■ DATA SHOWN
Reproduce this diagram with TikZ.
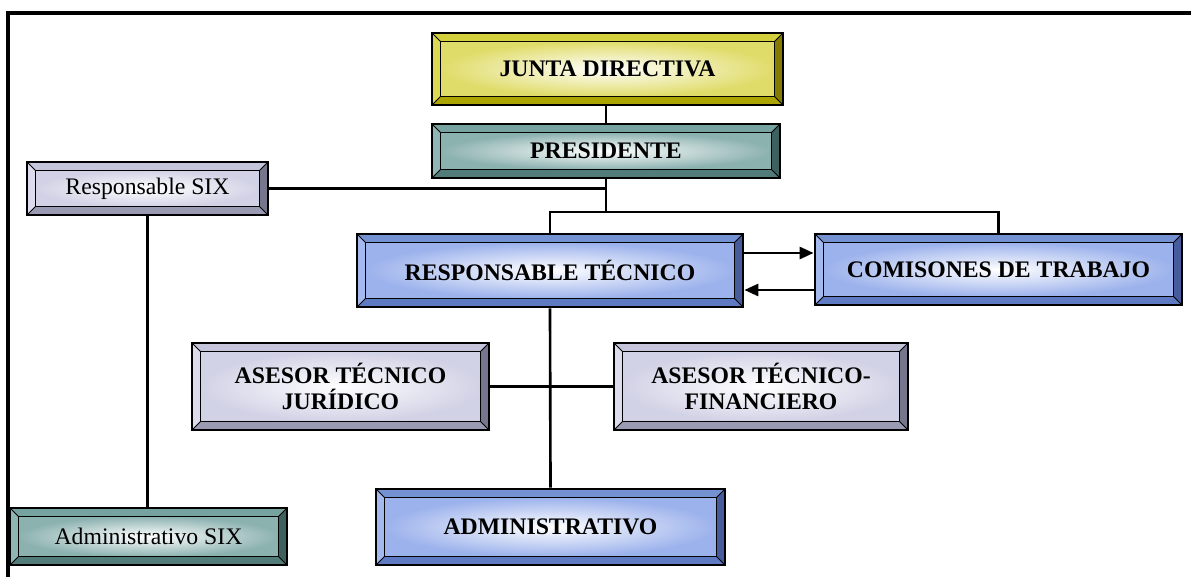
\documentclass[tikz,border=0pt]{standalone}
\usepackage{fontspec}
\setmainfont{Liberation Serif}
\usetikzlibrary{arrows.meta}

\definecolor{olivetop}{HTML}{D4CF3C}
\definecolor{oliveleft}{HTML}{DCD852}
\definecolor{olivebot}{HTML}{ACA400}
\definecolor{oliveright}{HTML}{847C00}
\definecolor{oliveface}{HTML}{E0DC6A}
\definecolor{tealtop}{HTML}{76A2A0}
\definecolor{tealleft}{HTML}{8EB6B4}
\definecolor{tealbot}{HTML}{527C7A}
\definecolor{tealright}{HTML}{3E605E}
\definecolor{tealface}{HTML}{8CB2B0}
\definecolor{lavtop}{HTML}{C4C4DA}
\definecolor{lavleft}{HTML}{DCDCEC}
\definecolor{lavbot}{HTML}{9A9AB2}
\definecolor{lavright}{HTML}{76768C}
\definecolor{lavface}{HTML}{D2D2E6}
\definecolor{bluetop}{HTML}{7492D2}
\definecolor{blueleft}{HTML}{A4BAEE}
\definecolor{bluebot}{HTML}{5E7AC2}
\definecolor{blueright}{HTML}{465C9C}
\definecolor{blueface}{HTML}{9CB2EC}

\newcommand{\bevw}{0.17cm}

\tikzset{
  bevel/.style n args={5}{draw=black, line width=1.6pt, inner sep=0pt, align=center,
    path picture={
      \coordinate (pa) at (path picture bounding box.south west);
      \coordinate (pb) at (path picture bounding box.north east);
      \coordinate (pc) at ([shift={(\bevw,\bevw)}]pa);
      \coordinate (pd) at ([shift={(-\bevw,-\bevw)}]pb);
      \fill[#2] (pa|-pb) -- (pb) -- (pd) -- (pc|-pd) -- cycle;
      \fill[#3] (pa) -- (pa|-pb) -- (pc|-pd) -- (pc) -- cycle;
      \fill[#4] (pa) -- (pb|-pa) -- (pd|-pc) -- (pc) -- cycle;
      \fill[#5] (pb|-pa) -- (pb) -- (pd) -- (pd|-pc) -- cycle;
      \shade[inner color=white, outer color=#1] (pc) rectangle (pd);
      \draw[line width=0.9pt] (pc) rectangle (pd);
      \draw[line width=0.5pt] (pa) -- (pc) (pb) -- (pd) (pa|-pb) -- (pc|-pd) (pb|-pa) -- (pd|-pc);
    }},
  yellowbox/.style={bevel={oliveface}{olivetop}{oliveleft}{olivebot}{oliveright}},
  tealbox/.style={bevel={tealface}{tealtop}{tealleft}{tealbot}{tealright}},
  lavbox/.style={bevel={lavface}{lavtop}{lavleft}{lavbot}{lavright}},
  bluebox/.style={bevel={blueface}{bluetop}{blueleft}{bluebot}{blueright}},
  lbl/.style={font=\fontsize{13.5}{15}\selectfont\bfseries},
  plain/.style={font=\fontsize{13.5}{15}\selectfont},
  link/.style={line width=1.5pt},
  arr/.style={line width=1.5pt, -{Triangle[length=0.28cm,width=0.24cm]}}
}

\begin{document}
\begin{tikzpicture}[x=0.02cm, y=-0.02cm]
\useasboundingbox (0,0) rectangle (1191,577);

% frame
\draw[line width=2pt] (8,577) -- (8,13) -- (1191,13);

% boxes
\node[yellowbox, lbl, minimum width=7.02cm, minimum height=1.44cm] (junta) at (607.5,69) {JUNTA DIRECTIVA};
\node[tealbox, lbl, minimum width=6.96cm, minimum height=1.08cm] (pres) at (606,151) {PRESIDENTE};
\node[lavbox, plain, minimum width=4.82cm, minimum height=1.06cm] (rsix) at (147.5,188.5) {Responsable SIX};
\node[bluebox, lbl, minimum width=7.72cm, minimum height=1.46cm] (rtec) at (550,270.5) {RESPONSABLE TÉCNICO};
\node[bluebox, lbl, minimum width=7.34cm, minimum height=1.42cm] (comis) at (998.5,269.5) {COMISONES DE TRABAJO};
\node[lavbox, lbl, minimum width=5.94cm, minimum height=1.74cm] (asjur) at (340.5,386.5) {ASESOR TÉCNICO\\JURÍDICO};
\node[lavbox, lbl, minimum width=5.88cm, minimum height=1.74cm] (asfin) at (761,386.5) {ASESOR TÉCNICO-\\FINANCIERO};
\node[bluebox, lbl, minimum width=6.98cm, minimum height=1.52cm] (admin) at (550.5,527) {ADMINISTRATIVO};
\node[tealbox, plain, minimum width=5.54cm, minimum height=1.14cm] (asix) at (148.5,536.5) {Administrativo SIX};

% connectors
\coordinate (bus) at (606,212);
\draw[link] (pres.north) -- (pres.north |- junta.south);
\draw[link] (pres.south) -- (pres.south |- bus);
\draw[link] (rsix.east) -- (rsix.east -| pres.south);
\draw[link] (rtec.north) |- (comis.north |- bus) -- (comis.north);
\draw[link] (rsix.south) -- (rsix.south |- asix.north);
\draw[link] (rtec.south) -- (admin.north);
\draw[link] (asjur.east) -- (asfin.west);

\coordinate (ra) at ([yshift=0.35cm]rtec.east);
\coordinate (rb) at ([yshift=-0.39cm]rtec.east);
\draw[arr] (ra) -- (ra -| comis.west);
\draw[arr] (rb -| comis.west) -- (rb);
\end{tikzpicture}
\end{document}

■ SHORT EXERCISE
Copy the material exactly. Do not include the pictures.

■ CORRECT ANSWER
Reproduce this diagram with TikZ.
\documentclass[tikz,border=0pt]{standalone}
\usepackage{fontspec}
\setmainfont{Liberation Serif}
\usetikzlibrary{arrows.meta}

\definecolor{olivetop}{HTML}{D4CF3C}
\definecolor{oliveleft}{HTML}{DCD852}
\definecolor{olivebot}{HTML}{ACA400}
\definecolor{oliveright}{HTML}{847C00}
\definecolor{oliveface}{HTML}{E0DC6A}
\definecolor{tealtop}{HTML}{76A2A0}
\definecolor{tealleft}{HTML}{8EB6B4}
\definecolor{tealbot}{HTML}{527C7A}
\definecolor{tealright}{HTML}{3E605E}
\definecolor{tealface}{HTML}{8CB2B0}
\definecolor{lavtop}{HTML}{C4C4DA}
\definecolor{lavleft}{HTML}{DCDCEC}
\definecolor{lavbot}{HTML}{9A9AB2}
\definecolor{lavright}{HTML}{76768C}
\definecolor{lavface}{HTML}{D2D2E6}
\definecolor{bluetop}{HTML}{7492D2}
\definecolor{blueleft}{HTML}{A4BAEE}
\definecolor{bluebot}{HTML}{5E7AC2}
\definecolor{blueright}{HTML}{465C9C}
\definecolor{blueface}{HTML}{9CB2EC}

\newcommand{\bevw}{0.17cm}

\tikzset{
  bevel/.style n args={5}{draw=black, line width=1.6pt, inner sep=0pt, align=center,
    path picture={
      \coordinate (pa) at (path picture bounding box.south west);
      \coordinate (pb) at (path picture bounding box.north east);
      \coordinate (pc) at ([shift={(\bevw,\bevw)}]pa);
      \coordinate (pd) at ([shift={(-\bevw,-\bevw)}]pb);
      \fill[#2] (pa|-pb) -- (pb) -- (pd) -- (pc|-pd) -- cycle;
      \fill[#3] (pa) -- (pa|-pb) -- (pc|-pd) -- (pc) -- cycle;
      \fill[#4] (pa) -- (pb|-pa) -- (pd|-pc) -- (pc) -- cycle;
      \fill[#5] (pb|-pa) -- (pb) -- (pd) -- (pd|-pc) -- cycle;
      \shade[inner color=white, outer color=#1] (pc) rectangle (pd);
      \draw[line width=0.9pt] (pc) rectangle (pd);
      \draw[line width=0.5pt] (pa) -- (pc) (pb) -- (pd) (pa|-pb) -- (pc|-pd) (pb|-pa) -- (pd|-pc);
    }},
  yellowbox/.style={bevel={oliveface}{olivetop}{oliveleft}{olivebot}{oliveright}},
  tealbox/.style={bevel={tealface}{tealtop}{tealleft}{tealbot}{tealright}},
  lavbox/.style={bevel={lavface}{lavtop}{lavleft}{lavbot}{lavright}},
  bluebox/.style={bevel={blueface}{bluetop}{blueleft}{bluebot}{blueright}},
  lbl/.style={font=\fontsize{13.5}{15}\selectfont\bfseries},
  plain/.style={font=\fontsize{13.5}{15}\selectfont},
  link/.style={line width=1.5pt},
  arr/.style={line width=1.5pt, -{Triangle[length=0.28cm,width=0.24cm]}}
}

\begin{document}
\begin{tikzpicture}[x=0.02cm, y=-0.02cm]
\useasboundingbox (0,0) rectangle (1191,577);

% frame
\draw[line width=2pt] (8,577) -- (8,13) -- (1191,13);

% boxes
\node[yellowbox, lbl, minimum width=7.02cm, minimum height=1.44cm] (junta) at (607.5,69) {JUNTA DIRECTIVA};
\node[tealbox, lbl, minimum width=6.96cm, minimum height=1.08cm] (pres) at (606,151) {PRESIDENTE};
\node[lavbox, plain, minimum width=4.82cm, minimum height=1.06cm] (rsix) at (147.5,188.5) {Responsable SIX};
\node[bluebox, lbl, minimum width=7.72cm, minimum height=1.46cm] (rtec) at (550,270.5) {RESPONSABLE TÉCNICO};
\node[bluebox, lbl, minimum width=7.34cm, minimum height=1.42cm] (comis) at (998.5,269.5) {COMISONES DE TRABAJO};
\node[lavbox, lbl, minimum width=5.94cm, minimum height=1.74cm] (asjur) at (340.5,386.5) {ASESOR TÉCNICO\\JURÍDICO};
\node[lavbox, lbl, minimum width=5.88cm, minimum height=1.74cm] (asfin) at (761,386.5) {ASESOR TÉCNICO-\\FINANCIERO};
\node[bluebox, lbl, minimum width=6.98cm, minimum height=1.52cm] (admin) at (550.5,527) {ADMINISTRATIVO};
\node[tealbox, plain, minimum width=5.54cm, minimum height=1.14cm] (asix) at (148.5,536.5) {Administrativo SIX};

% connectors
\coordinate (bus) at (606,212);
\draw[link] (pres.north) -- (pres.north |- junta.south);
\draw[link] (pres.south) -- (pres.south |- bus);
\draw[link] (rsix.east) -- (rsix.east -| pres.south);
\draw[link] (rtec.north) |- (comis.north |- bus) -- (comis.north);
\draw[link] (rsix.south) -- (rsix.south |- asix.north);
\draw[link] (rtec.south) -- (admin.north);
\draw[link] (asjur.east) -- (asfin.west);

\coordinate (ra) at ([yshift=0.35cm]rtec.east);
\coordinate (rb) at ([yshift=-0.39cm]rtec.east);
\draw[arr] (ra) -- (ra -| comis.west);
\draw[arr] (rb -| comis.west) -- (rb);
\end{tikzpicture}
\end{document}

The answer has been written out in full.